The function moved to the top. The call site now references _fn_add directly. No function pointers, no indirection. Just a normal C function call.

Two passes, not one.

The code generator walks the AST twice. Each pass has a specific job.

First pass: collect functions.

Scan the entire AST for function expression nodes. For each one, assign a unique C name (like _fn_add or _fn_1) and record the mapping: Monk variable name to C function name. Then emit the C function definition.

Second pass: emit main body.

Walk the AST again and emit all non-function statements into main(). When a function call is encountered, look up the C name from the map and emit a direct call.

Two passes, not one. The first pass finds functions. The second pass emits code. This is why the code generator needs the full AST, not a stream of tokens.

How functions get their C names.

When a function expression is assigned to a named variable, the code generator can use that name: add becomes _fn_add. The _fn_ prefix avoids collisions with C standard library functions and runtime functions.

For anonymous functions or when names collide, a counter provides uniqueness: _fn_1, _fn_2, etc. The counter increments globally, so every function in the program gets a distinct C name regardless of scope.

let add = (a int, b int) int { return a + b }
let mul = (a int, b int) int { return a * b }
let apply = (f, x int, y int) int { return f(x, y) }

These might become:

static MonkValue _fn_add(MonkValue a, MonkValue b) { ... }
static MonkValue _fn_mul(MonkValue a, MonkValue b) { ... }
static MonkValue _fn_apply(MonkValue f, MonkValue x, MonkValue y) { ... }

The static keyword limits the function's visibility to the current file. This prevents name collisions with other C files that might be linked in.

A complete example with multiple functions.

let square = (n int) int {
    return n * n
}

let sum_of_squares = (a int, b int) int {
    return square(a) + square(b)
}

let result = sum_of_squares(3, 4)
show(result)

The code generator produces:

#include "runtime.h"

static MonkValue _fn_square(MonkValue n) {
    MonkValue _ret = monk_mul(n, n);
    return _ret;
}

static MonkValue _fn_sum_of_squares(MonkValue a, MonkValue b) {
    MonkValue _tmp_1 = _fn_square(a);
    MonkValue _tmp_2 = _fn_square(b);
    MonkValue _ret = monk_add(_tmp_1, _tmp_2);
    monk_free(_tmp_1);
    monk_free(_tmp_2);
    return _ret;
}

int main(int argc, char *argv[]) {
    monk_init(argc, argv);

    MonkValue result = _fn_sum_of_squares(monk_int(3), monk_int(4));
    monk_show(result);

    monk_free(result);
    return 0;
}

Both functions are hoisted. _fn_sum_of_squares calls _fn_square directly -- no lookup, no indirection. The hoisting ensures _fn_square is defined before _fn_sum_of_squares uses it.

The trade-off: what about closures?

Hoisting functions as static C functions is simple and fast. But it has a limitation: closures.
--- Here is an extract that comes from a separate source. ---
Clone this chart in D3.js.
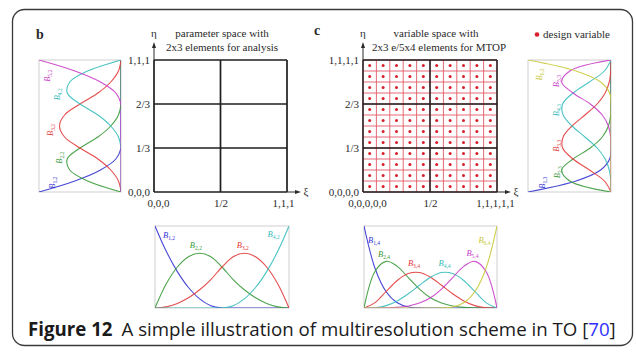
<!DOCTYPE html>
<html><head><meta charset="utf-8">
<script src="https://cdn.jsdelivr.net/npm/d3@7"></script>
<style>body{margin:0;background:#fff}svg{display:block}</style>
</head><body>
<svg id="fig" width="636" height="353"></svg>
<script>
// ---------------- DATA ----------------
// parameter sample positions (xi or eta) at which basis values were read
const tSamples = [0, 0.0833, 0.1667, 0.25, 0.3333, 0.4167, 0.5, 0.5833, 0.6667, 0.75, 0.8333, 0.9167, 1];

// panel b: quadratic basis along xi (2 elements) — B1,2..B4,2
const bXiB1 = [1, .694, .444, .25, .111, .028, 0, 0, 0, 0, 0, 0, 0];
const bXiB2 = [0, .292, .5, .625, .667, .625, .5, .347, .222, .125, .056, .014, 0];
const bXiB3 = [0, .014, .056, .125, .222, .347, .5, .625, .667, .625, .5, .292, 0];
const bXiB4 = [0, 0, 0, 0, 0, 0, 0, .028, .111, .25, .444, .694, 1];
const bXiLabels = ["1,2", "2,2", "3,2", "4,2"];

// panel b: quadratic basis along eta (3 elements) — B1,2..B5,2
const bEtaB1 = [1, .563, .25, .063, 0, 0, 0, 0, 0, 0, 0, 0, 0];
const bEtaB2 = [0, .406, .625, .656, .5, .281, .125, .031, 0, 0, 0, 0, 0];
const bEtaB3 = [0, .031, .125, .281, .5, .688, .75, .688, .5, .281, .125, .031, 0];
const bEtaB4 = [0, 0, 0, 0, 0, .031, .125, .281, .5, .656, .625, .406, 0];
const bEtaB5 = [0, 0, 0, 0, 0, 0, 0, 0, 0, .063, .25, .563, 1];
const bEtaLabels = ["1,2", "2,2", "3,2", "4,2", "5,2"];

// panel c: quartic basis along xi — B1,4..B6,4
const cXiB1 = [1, .482, .198, .063, .012, .001, 0, 0, 0, 0, 0, 0, 0];
const cXiB2 = [0, .448, .569, .508, .370, .230, .125, .060, .025, .008, .002, 0, 0];
const cXiB3 = [0, .066, .202, .336, .420, .432, .375, .277, .173, .086, .029, .004, 0];
const cXiB4 = [0, .004, .029, .086, .173, .277, .375, .432, .420, .336, .202, .066, 0];
const cXiB5 = [0, 0, .002, .008, .025, .060, .125, .230, .370, .508, .569, .448, 0];
const cXiB6 = [0, 0, 0, 0, 0, 0, 0, .001, .012, .063, .198, .482, 1];
const cXiLabels = ["1,4", "2,4", "3,4", "4,4", "5,4", "6,4"];

// panel c: cubic basis along eta — B1,3..B6,3
const cEtaB1 = [1, .422, .125, .016, 0, 0, 0, 0, 0, 0, 0, 0, 0];
const cEtaB2 = [0, .496, .594, .457, .25, .105, .031, .004, 0, 0, 0, 0, 0];
const cEtaB3 = [0, .079, .260, .457, .583, .577, .469, .314, .167, .070, .021, .003, 0];
const cEtaB4 = [0, .003, .021, .070, .167, .314, .469, .577, .583, .457, .260, .079, 0];
const cEtaB5 = [0, 0, 0, 0, 0, .004, .031, .105, .25, .457, .594, .496, 0];
const cEtaB6 = [0, 0, 0, 0, 0, 0, 0, 0, 0, .016, .125, .422, 1];
const cEtaLabels = ["1,3", "2,3", "3,3", "4,3", "5,3", "6,3"];

// element boundaries and tick labels
const bElemXi = [0, 0.5, 1];
const bElemEta = [0, 1/3, 2/3, 1];
const bXiTicks = ["0,0,0", "1/2", "1,1,1"];
const bEtaTicks = ["0,0,0", "1/3", "2/3", "1,1,1"];
const cElemXi = [0, 0.5, 1];
const cElemEta = [0, 1/3, 2/3, 1];
const cXiTicks = ["0,0,0,0,0", "1/2", "1,1,1,1,1"];
const cEtaTicks = ["0,0,0,0", "1/3", "2/3", "1,1,1,1"];
const cVarCols = 10;   // design-variable elements along xi
const cVarRows = 12;   // design-variable elements along eta

// ---------------- STYLE ----------------
const serif = "'Liberation Serif','Times New Roman',serif";
const sans = "'Open Sans','Noto Sans',sans-serif";
const colors = ["#3434d2", "#3a9a3a", "#e23a3a", "#38bcbc", "#c83cc8", "#c9c93a"];
const ink = "#2a2a2a";

const svg = d3.select("#fig");
svg.append("rect").attr("width", 636).attr("height", 353).attr("fill", "#fff");
svg.append("rect").attr("x", 12.5).attr("y", 9.5).attr("width", 620).attr("height", 336)
  .attr("rx", 12).attr("fill", "#fff").attr("stroke", "#3a3a3a").attr("stroke-width", 1.3);

let clipId = 0;
function addLabel(textSel, sub) {
  textSel.append("tspan").attr("font-style", "italic").text("B");
  textSel.append("tspan").attr("font-size", 5.5).attr("dy", 2).text(sub);
}

function basisPanel(o) {
  const g = svg.append("g");
  const id = "clip" + (clipId++);
  g.append("clipPath").attr("id", id).append("rect")
    .attr("x", o.x0).attr("y", o.y0).attr("width", o.x1 - o.x0).attr("height", o.y1 - o.y0);
  g.append("rect").attr("x", o.x0).attr("y", o.y0).attr("width", o.x1 - o.x0).attr("height", o.y1 - o.y0)
    .attr("fill", "#fff").attr("stroke", "#cfcfcf").attr("stroke-width", 1);
  let px, py, line;
  if (!o.vertical) {
    px = d3.scaleLinear([0, 1], [o.x0, o.x1]);
    py = d3.scaleLinear([0, 1], [o.y1, o.y0]);
    line = d3.line().x((d, i) => px(tSamples[i])).y(d => py(d)).curve(d3.curveCatmullRom.alpha(0.5));
  } else {
    px = d3.scaleLinear([0, 1], [o.x1, o.x0]);
    py = d3.scaleLinear([0, 1], [o.y1, o.y0]);
    line = d3.line().x(d => px(d)).y((d, i) => py(tSamples[i])).curve(d3.curveCatmullRom.alpha(0.5));
  }
  g.append("g").attr("clip-path", `url(#${id})`).selectAll("path").data(o.curves).join("path")
    .attr("d", line).attr("fill", "none").attr("stroke", (d, i) => colors[i])
    .attr("stroke-width", 1.1).attr("stroke-opacity", 0.9);
  o.labels.forEach((lab, i) => {
    const p = o.labelPos[i];
    const t = g.append("text").attr("font-family", serif).attr("font-size", 8.5)
      .attr("fill", colors[i]);
    if (!o.vertical) {
      t.attr("x", px(p[0])).attr("y", py(p[1]));
    } else {
      t.attr("text-anchor", "middle")
        .attr("transform", `translate(${px(p[0])},${py(p[1])}) rotate(-90)`);
    }
    addLabel(t, lab);
  });
}

// ---------- panel b ----------
const xB = d3.scaleLinear([0, 1], [154, 287]);
const yB = d3.scaleLinear([0, 1], [192, 60]);
const xC = d3.scaleLinear([0, 1], [363, 497]);
const yC = d3.scaleLinear([0, 1], [192, 60]);

function gridAxes(xs, ys, elemX, elemY, xTicks, yTicks, xShift) {
  const g = svg.append("g");
  const ax = g.append("g").attr("transform", `translate(0,${ys(0)})`)
    .call(d3.axisBottom(xs).tickValues(elemX).tickFormat((d, i) => xTicks[i]).tickSize(0).tickPadding(7));
  ax.select(".domain").remove();
  ax.selectAll("text").attr("font-family", serif).attr("font-size", 11).attr("fill", ink)
    .attr("dx", (d, i) => xShift[i]);
  const ay = g.append("g").attr("transform", `translate(${xs(0)},0)`)
    .call(d3.axisLeft(ys).tickValues(elemY).tickFormat((d, i) => yTicks[i]).tickSize(0).tickPadding(4));
  ay.select(".domain").remove();
  ay.selectAll("text").attr("font-family", serif).attr("font-size", 11).attr("fill", ink);
  // axis arrows
  const ox = xs(0), oy = ys(0), top = ys(1), right = xs(1);
  g.append("line").attr("x1", ox).attr("y1", top).attr("x2", ox).attr("y2", top - 14)
    .attr("stroke", ink).attr("stroke-width", 1);
  g.append("path").attr("d", `M${ox},${top - 18}L${ox - 2},${top - 12}L${ox + 2},${top - 12}Z`).attr("fill", ink);
  g.append("line").attr("x1", right).attr("y1", oy).attr("x2", right + 10).attr("y2", oy)
    .attr("stroke", ink).attr("stroke-width", 1);
  g.append("path").attr("d", `M${right + 14},${oy}L${right + 8},${oy - 2}L${right + 8},${oy + 2}Z`).attr("fill", ink);
  g.append("text").attr("x", ox).attr("y", top - 23).attr("text-anchor", "middle")
    .attr("font-family", serif).attr("font-size", 11).attr("fill", ink).text("η");
  g.append("text").attr("x", right + 19).attr("y", oy + 3).attr("text-anchor", "middle")
    .attr("font-family", serif).attr("font-size", 11).attr("fill", ink).text("ξ");
  return g;
}

// panel b grid
const gb = svg.append("g");
gb.selectAll("line.v").data(bElemXi).join("line").attr("x1", d => xB(d)).attr("x2", d => xB(d))
  .attr("y1", yB(0)).attr("y2", yB(1)).attr("stroke", "#1e1e1e").attr("stroke-width", 1.7);
gb.selectAll("line.h").data(bElemEta).join("line").attr("y1", d => yB(d)).attr("y2", d => yB(d))
  .attr("x1", xB(0)).attr("x2", xB(1)).attr("stroke", "#1e1e1e").attr("stroke-width", 1.7);
gridAxes(xB, yB, bElemXi, bElemEta, bXiTicks, bEtaTicks, [4, 0, -4]);

// panel c grid: fine design-variable mesh
const gc = svg.append("g");
const fineX = d3.range(cVarCols + 1).map(i => i / cVarCols);
const fineY = d3.range(cVarRows + 1).map(i => i / cVarRows);
gc.selectAll("line.fv").data(fineX).join("line").attr("x1", d => xC(d)).attr("x2", d => xC(d))
  .attr("y1", yC(0)).attr("y2", yC(1)).attr("stroke", "#e25a66").attr("stroke-width", 0.9);
gc.selectAll("line.fh").data(fineY).join("line").attr("y1", d => yC(d)).attr("y2", d => yC(d))
  .attr("x1", xC(0)).attr("x2", xC(1)).attr("stroke", "#e25a66").attr("stroke-width", 0.9);
const centers = [];
for (let i = 0; i < cVarCols; i++) for (let j = 0; j < cVarRows; j++)
  centers.push([(i + 0.5) / cVarCols, (j + 0.5) / cVarRows]);
gc.selectAll("circle").data(centers).join("circle").attr("cx", d => xC(d[0])).attr("cy", d => yC(d[1]))
  .attr("r", 1.5).attr("fill", "#d81e2a");
gc.selectAll("line.v").data(cElemXi).join("line").attr("x1", d => xC(d)).attr("x2", d => xC(d))
  .attr("y1", yC(0)).attr("y2", yC(1)).attr("stroke", "#1e1e1e").attr("stroke-width", 1.5);
gc.selectAll("line.h").data(cElemEta).join("line").attr("y1", d => yC(d)).attr("y2", d => yC(d))
  .attr("x1", xC(0)).attr("x2", xC(1)).attr("stroke", "#1e1e1e").attr("stroke-width", 1.5);
gridAxes(xC, yC, cElemXi, cElemEta, cXiTicks, cEtaTicks, [4, 0, -2]);

// titles
function txt(x, y, s, anchor, size, weight) {
  return svg.append("text").attr("x", x).attr("y", y).attr("text-anchor", anchor || "start")
    .attr("font-family", serif).attr("font-size", size || 11).attr("font-weight", weight || "normal")
    .attr("fill", ink).text(s);
}
txt(222, 37, "parameter space with", "middle");
txt(222, 51, "2x3 elements for analysis", "middle");
txt(436, 37, "variable space with", "middle");
txt(439, 51, "2x3 e/5x4 elements for MTOP", "middle");
txt(36, 39, "b", "start", 14, "bold");
txt(314, 35, "c", "start", 14, "bold");
svg.append("circle").attr("cx", 537).attr("cy", 34.5).attr("r", 2.3).attr("fill", "#d81e2a");
txt(543, 38, "design variable", "start");

// basis function panels
basisPanel({ x0: 155, x1: 289, y0: 226, y1: 308, vertical: false,
  curves: [bXiB1, bXiB2, bXiB3, bXiB4], labels: bXiLabels,
  labelPos: [[0.06, 0.85], [0.26, 0.73], [0.61, 0.73], [0.84, 0.87]] });
basisPanel({ x0: 39, x1: 121, y0: 60, y1: 192, vertical: true,
  curves: [bEtaB1, bEtaB2, bEtaB3, bEtaB4, bEtaB5], labels: bEtaLabels,
  labelPos: [[0.80, 0.07], [0.72, 0.26], [0.83, 0.47], [0.74, 0.74], [0.87, 0.88]] });
basisPanel({ x0: 364, x1: 497, y0: 226, y1: 308, vertical: false,
  curves: [cXiB1, cXiB2, cXiB3, cXiB4, cXiB5, cXiB6], labels: cXiLabels,
  labelPos: [[0.03, 0.79], [0.105, 0.62], [0.33, 0.51], [0.56, 0.51], [0.77, 0.63], [0.86, 0.79]] });
basisPanel({ x0: 528, x1: 611, y0: 60, y1: 192, vertical: true,
  curves: [cEtaB1, cEtaB2, cEtaB3, cEtaB4, cEtaB5, cEtaB6], labels: cEtaLabels,
  labelPos: [[0.80, 0.07], [0.62, 0.15], [0.63, 0.35], [0.63, 0.62], [0.63, 0.84], [0.83, 0.89]] });

// caption
const cap = svg.append("text").attr("x", 28).attr("y", 336).attr("font-family", sans)
  .attr("font-size", 17).attr("fill", "#1a1a1a");
cap.append("tspan").attr("font-weight", "bold").text("Figure 12");
cap.append("tspan").attr("dx", 9).text("A simple illustration of multiresolution scheme in TO [");
cap.append("tspan").attr("fill", "#2f2fff").text("70");
cap.append("tspan").text("]");
const L = cap.node().getComputedTextLength();
cap.attr("font-size", 17 * 579 / L);
</script>
</body></html>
A closure is a function that captures variables from its enclosing scope. When a function is hoisted out of its original scope and placed at the top level, those captured variables are no longer accessible.

let make_adder = (n int) {
    return (x int) int {
        return x + n  // captures "n" from outer scope
    }
}

In the current design, closures capture by copy at the time the function is created. The inner function gets its own copy of n. This aligns with Monk's value semantics -- no shared mutable state.

Full mutable closure support (where the inner function could mutate the outer variable and the outer scope would see the change) is deferred. For now, functions are compiled as real C functions, not as function pointers with captured environments. This is simpler, faster, and sufficient for most programs.

Key takeaways

Monk allows functions anywhere. C requires them at the top level, declared before use. Hoisting bridges this gap.

Two passes: first collects and emits functions above main(), second emits the program body inside main().

Each function gets a unique C name (_fn_add, _fn_1) and is marked static for file-level isolation.

Functions are compiled as real C functions, not function pointers. Simple and fast, but full mutable closures are deferred.